Projects like Melbourne Innovation Precinct – with ‘super’ facilities where University of Melbourne staff and students, researchers, local and international businesses and start-up companies will connect and collaborate – are the future because they become hubs of 24-hour activity that blur the lines between previously denoted typologies of science, education and lifestyle. There are also more research-led teaching buildings. United by the need for access to high-level and expensive technology – such as SHAMRI 2’s Proton Therapy Unit (Adelaide) – these spaces put research on display. We’re finding that more and more that clients are asking us for concepts using research facilities and technology as a starting point.

An aspect of your role that you are particularly interested in is understanding how the workplace environment can affect the behaviours of researchers and practitioners in a health setting: what kind of insights have you garnered in this area and how does this impact the way you now design spaces?

Playfulness is important in any research environment but it has yet to be included in any brief I’ve received. It’s important to break down the rigid working environments of a traditional science setting and begin to give them more of a studio-like feel. Designing adaptive spaces where objects can be easily moved around according to changing needs, or ensuring a building is permeable rather than too thick and closed can unlock boundaries and allow for a more creative, inspirational environment.

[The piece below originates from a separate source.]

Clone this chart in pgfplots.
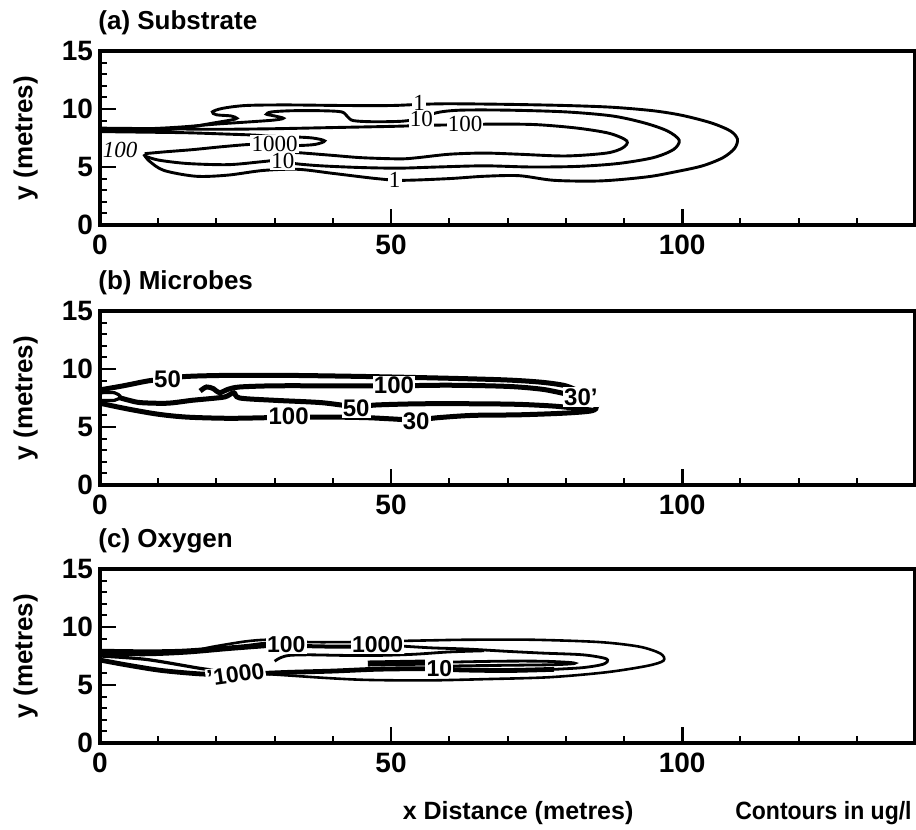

Permeable workplaces connect researchers and practitioners to the outside world, creating access to nature and increasing mood and productivity. Biophilic designs that draw on the known benefits of being in nature and bringing daylight, plants, water and natural materials into the workplace have a big impact on wellbeing and influence the way we design spaces today.

You’ve worked on a diverse range and scale of architecture and interiors projects: what are your favourite spaces to design and why?

I’m absolutely passionate about any public space that inspires people to learn. We’re working at an exciting time because we can influence and change the way that students learn through research, and clients are becoming increasingly open to that. It’s time for a big paradigm shift in the field of education that reflects the changes in approach we’ve been making over the last decade or so.

What are the biggest challenges facing architects in today’s world and particularly in your sector?

Architects switch between myriad roles – from researcher to counsellor, to brand expert and more – constantly viewing projects from different angles and considering opposing priorities. It’s natural for the definition of what an architect does to develop. Our profession is evolving to include a need to develop and acknowledge these high-value skills. We need to accept that and be willing to adapt to these changes. Challenges are exciting, too. In science and education, we’re at the forefront of making hybrid spaces where the boundaries of a sector are blurred for spatial and social transformation.

We’re also looking at masterplanning opportunities in the spaces between related environments that could be more meaningfully be connected. Currently, we’re working on a number of proposals that further the ground gained by SAHMRI’s blurring of the boundaries between health, research and education – placing good design within the space between hospital and university type spaces and the surrounding city. I find the challenges of new frontiers incredibly stimulating.